EXERCISE INSTRUCTIONS:
Repeat the records verbatim and leave the pictures out of your copy.
>> Start TASK INPUT
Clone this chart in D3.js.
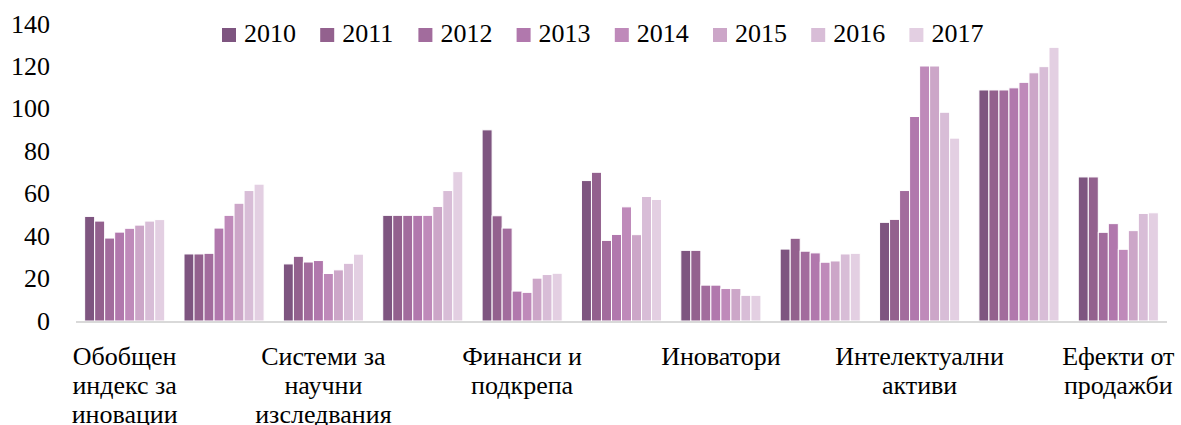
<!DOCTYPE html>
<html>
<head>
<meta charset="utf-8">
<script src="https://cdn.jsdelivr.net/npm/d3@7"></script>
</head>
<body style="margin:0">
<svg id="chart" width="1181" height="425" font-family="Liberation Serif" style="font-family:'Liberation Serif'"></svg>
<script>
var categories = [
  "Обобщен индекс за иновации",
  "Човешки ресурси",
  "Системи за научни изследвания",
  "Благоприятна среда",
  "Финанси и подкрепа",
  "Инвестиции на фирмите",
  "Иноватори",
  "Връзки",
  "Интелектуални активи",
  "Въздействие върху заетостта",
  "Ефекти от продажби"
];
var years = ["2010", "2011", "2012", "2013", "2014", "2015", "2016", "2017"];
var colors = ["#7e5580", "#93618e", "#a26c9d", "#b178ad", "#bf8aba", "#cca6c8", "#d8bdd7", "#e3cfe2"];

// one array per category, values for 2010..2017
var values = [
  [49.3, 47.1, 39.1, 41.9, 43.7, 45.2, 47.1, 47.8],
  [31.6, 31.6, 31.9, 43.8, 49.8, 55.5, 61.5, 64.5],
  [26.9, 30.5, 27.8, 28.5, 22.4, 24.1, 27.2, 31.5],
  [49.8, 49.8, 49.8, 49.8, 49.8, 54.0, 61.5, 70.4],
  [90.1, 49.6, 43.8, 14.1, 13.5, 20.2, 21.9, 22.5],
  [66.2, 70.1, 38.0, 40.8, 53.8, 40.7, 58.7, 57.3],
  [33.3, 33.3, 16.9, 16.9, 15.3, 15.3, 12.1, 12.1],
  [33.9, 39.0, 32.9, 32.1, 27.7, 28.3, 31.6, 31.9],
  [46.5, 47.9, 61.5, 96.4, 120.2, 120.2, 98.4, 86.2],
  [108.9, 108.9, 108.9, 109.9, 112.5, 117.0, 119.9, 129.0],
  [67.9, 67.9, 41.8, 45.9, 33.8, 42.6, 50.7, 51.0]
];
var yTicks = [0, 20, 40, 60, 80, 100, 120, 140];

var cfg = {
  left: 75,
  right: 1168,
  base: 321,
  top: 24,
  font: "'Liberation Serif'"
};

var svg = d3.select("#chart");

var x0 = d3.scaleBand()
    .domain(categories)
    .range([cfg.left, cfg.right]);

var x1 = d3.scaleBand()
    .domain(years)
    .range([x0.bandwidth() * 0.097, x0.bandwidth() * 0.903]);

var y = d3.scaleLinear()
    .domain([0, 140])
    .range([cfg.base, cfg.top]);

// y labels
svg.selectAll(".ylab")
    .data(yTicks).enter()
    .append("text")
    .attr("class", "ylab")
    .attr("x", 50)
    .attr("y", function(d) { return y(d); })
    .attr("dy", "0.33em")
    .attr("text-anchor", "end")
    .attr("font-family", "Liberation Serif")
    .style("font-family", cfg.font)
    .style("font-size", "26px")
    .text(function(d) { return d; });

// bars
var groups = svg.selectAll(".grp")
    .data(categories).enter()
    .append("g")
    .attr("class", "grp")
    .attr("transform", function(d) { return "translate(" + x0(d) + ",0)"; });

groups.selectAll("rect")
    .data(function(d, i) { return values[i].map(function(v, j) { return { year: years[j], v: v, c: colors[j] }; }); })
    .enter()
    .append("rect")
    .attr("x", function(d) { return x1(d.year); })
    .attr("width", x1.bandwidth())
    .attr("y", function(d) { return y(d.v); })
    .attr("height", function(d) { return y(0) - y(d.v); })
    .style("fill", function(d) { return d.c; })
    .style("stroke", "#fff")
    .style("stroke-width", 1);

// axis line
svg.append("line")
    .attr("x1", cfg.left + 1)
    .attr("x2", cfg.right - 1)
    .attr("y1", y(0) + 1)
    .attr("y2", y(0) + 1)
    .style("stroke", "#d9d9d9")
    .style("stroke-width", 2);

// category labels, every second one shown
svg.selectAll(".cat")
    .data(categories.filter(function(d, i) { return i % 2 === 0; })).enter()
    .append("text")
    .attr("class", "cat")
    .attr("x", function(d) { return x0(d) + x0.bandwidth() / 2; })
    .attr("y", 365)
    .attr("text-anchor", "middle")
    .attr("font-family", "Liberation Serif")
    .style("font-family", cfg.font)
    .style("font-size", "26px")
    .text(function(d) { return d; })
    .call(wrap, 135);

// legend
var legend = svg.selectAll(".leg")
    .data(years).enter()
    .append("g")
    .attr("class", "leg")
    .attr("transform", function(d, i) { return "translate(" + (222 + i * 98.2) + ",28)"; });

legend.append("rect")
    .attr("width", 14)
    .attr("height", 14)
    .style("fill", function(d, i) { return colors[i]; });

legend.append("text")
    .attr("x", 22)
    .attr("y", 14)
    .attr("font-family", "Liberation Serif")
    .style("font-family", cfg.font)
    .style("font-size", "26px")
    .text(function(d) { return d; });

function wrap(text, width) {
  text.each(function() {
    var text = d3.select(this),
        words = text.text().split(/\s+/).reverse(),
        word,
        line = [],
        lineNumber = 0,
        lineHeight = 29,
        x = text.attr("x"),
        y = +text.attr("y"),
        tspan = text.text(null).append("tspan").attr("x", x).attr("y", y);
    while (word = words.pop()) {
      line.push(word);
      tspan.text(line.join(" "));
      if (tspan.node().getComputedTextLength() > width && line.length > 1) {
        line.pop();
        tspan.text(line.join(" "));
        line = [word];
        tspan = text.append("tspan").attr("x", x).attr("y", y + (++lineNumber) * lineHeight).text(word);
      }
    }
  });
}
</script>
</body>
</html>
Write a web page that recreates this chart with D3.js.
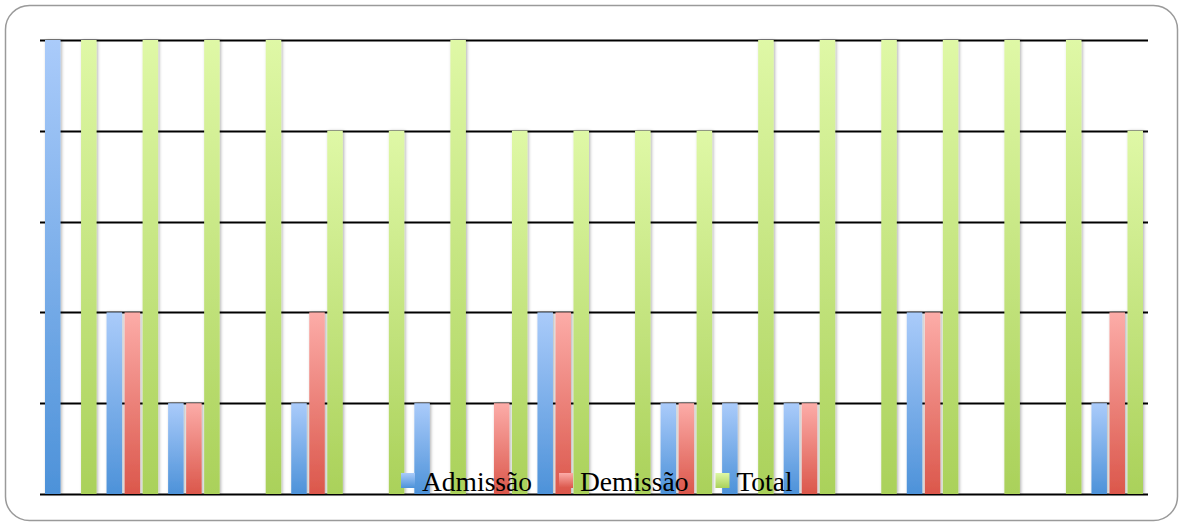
>> End TASK INPUT
FINAL ANSWER:
Clone this chart in D3.js.
<!DOCTYPE html>
<html>
<head>
<meta charset="utf-8">
<script src="https://cdn.jsdelivr.net/npm/d3@7"></script>
</head>
<body style="margin:0">
<svg id="chart" width="1181" height="425" font-family="Liberation Serif" style="font-family:'Liberation Serif'"></svg>
<script>
var categories = [
  "Обобщен индекс за иновации",
  "Човешки ресурси",
  "Системи за научни изследвания",
  "Благоприятна среда",
  "Финанси и подкрепа",
  "Инвестиции на фирмите",
  "Иноватори",
  "Връзки",
  "Интелектуални активи",
  "Въздействие върху заетостта",
  "Ефекти от продажби"
];
var years = ["2010", "2011", "2012", "2013", "2014", "2015", "2016", "2017"];
var colors = ["#7e5580", "#93618e", "#a26c9d", "#b178ad", "#bf8aba", "#cca6c8", "#d8bdd7", "#e3cfe2"];

// one array per category, values for 2010..2017
var values = [
  [49.3, 47.1, 39.1, 41.9, 43.7, 45.2, 47.1, 47.8],
  [31.6, 31.6, 31.9, 43.8, 49.8, 55.5, 61.5, 64.5],
  [26.9, 30.5, 27.8, 28.5, 22.4, 24.1, 27.2, 31.5],
  [49.8, 49.8, 49.8, 49.8, 49.8, 54.0, 61.5, 70.4],
  [90.1, 49.6, 43.8, 14.1, 13.5, 20.2, 21.9, 22.5],
  [66.2, 70.1, 38.0, 40.8, 53.8, 40.7, 58.7, 57.3],
  [33.3, 33.3, 16.9, 16.9, 15.3, 15.3, 12.1, 12.1],
  [33.9, 39.0, 32.9, 32.1, 27.7, 28.3, 31.6, 31.9],
  [46.5, 47.9, 61.5, 96.4, 120.2, 120.2, 98.4, 86.2],
  [108.9, 108.9, 108.9, 109.9, 112.5, 117.0, 119.9, 129.0],
  [67.9, 67.9, 41.8, 45.9, 33.8, 42.6, 50.7, 51.0]
];
var yTicks = [0, 20, 40, 60, 80, 100, 120, 140];

var cfg = {
  left: 75,
  right: 1168,
  base: 321,
  top: 24,
  font: "'Liberation Serif'"
};

var svg = d3.select("#chart");

var x0 = d3.scaleBand()
    .domain(categories)
    .range([cfg.left, cfg.right]);

var x1 = d3.scaleBand()
    .domain(years)
    .range([x0.bandwidth() * 0.097, x0.bandwidth() * 0.903]);

var y = d3.scaleLinear()
    .domain([0, 140])
    .range([cfg.base, cfg.top]);

// y labels
svg.selectAll(".ylab")
    .data(yTicks).enter()
    .append("text")
    .attr("class", "ylab")
    .attr("x", 50)
    .attr("y", function(d) { return y(d); })
    .attr("dy", "0.33em")
    .attr("text-anchor", "end")
    .attr("font-family", "Liberation Serif")
    .style("font-family", cfg.font)
    .style("font-size", "26px")
    .text(function(d) { return d; });

// bars
var groups = svg.selectAll(".grp")
    .data(categories).enter()
    .append("g")
    .attr("class", "grp")
    .attr("transform", function(d) { return "translate(" + x0(d) + ",0)"; });

groups.selectAll("rect")
    .data(function(d, i) { return values[i].map(function(v, j) { return { year: years[j], v: v, c: colors[j] }; }); })
    .enter()
    .append("rect")
    .attr("x", function(d) { return x1(d.year); })
    .attr("width", x1.bandwidth())
    .attr("y", function(d) { return y(d.v); })
    .attr("height", function(d) { return y(0) - y(d.v); })
    .style("fill", function(d) { return d.c; })
    .style("stroke", "#fff")
    .style("stroke-width", 1);

// axis line
svg.append("line")
    .attr("x1", cfg.left + 1)
    .attr("x2", cfg.right - 1)
    .attr("y1", y(0) + 1)
    .attr("y2", y(0) + 1)
    .style("stroke", "#d9d9d9")
    .style("stroke-width", 2);

// category labels, every second one shown
svg.selectAll(".cat")
    .data(categories.filter(function(d, i) { return i % 2 === 0; })).enter()
    .append("text")
    .attr("class", "cat")
    .attr("x", function(d) { return x0(d) + x0.bandwidth() / 2; })
    .attr("y", 365)
    .attr("text-anchor", "middle")
    .attr("font-family", "Liberation Serif")
    .style("font-family", cfg.font)
    .style("font-size", "26px")
    .text(function(d) { return d; })
    .call(wrap, 135);

// legend
var legend = svg.selectAll(".leg")
    .data(years).enter()
    .append("g")
    .attr("class", "leg")
    .attr("transform", function(d, i) { return "translate(" + (222 + i * 98.2) + ",28)"; });

legend.append("rect")
    .attr("width", 14)
    .attr("height", 14)
    .style("fill", function(d, i) { return colors[i]; });

legend.append("text")
    .attr("x", 22)
    .attr("y", 14)
    .attr("font-family", "Liberation Serif")
    .style("font-family", cfg.font)
    .style("font-size", "26px")
    .text(function(d) { return d; });

function wrap(text, width) {
  text.each(function() {
    var text = d3.select(this),
        words = text.text().split(/\s+/).reverse(),
        word,
        line = [],
        lineNumber = 0,
        lineHeight = 29,
        x = text.attr("x"),
        y = +text.attr("y"),
        tspan = text.text(null).append("tspan").attr("x", x).attr("y", y);
    while (word = words.pop()) {
      line.push(word);
      tspan.text(line.join(" "));
      if (tspan.node().getComputedTextLength() > width && line.length > 1) {
        line.pop();
        tspan.text(line.join(" "));
        line = [word];
        tspan = text.append("tspan").attr("x", x).attr("y", y + (++lineNumber) * lineHeight).text(word);
      }
    }
  });
}
</script>
</body>
</html>
Write a web page that recreates this chart with D3.js.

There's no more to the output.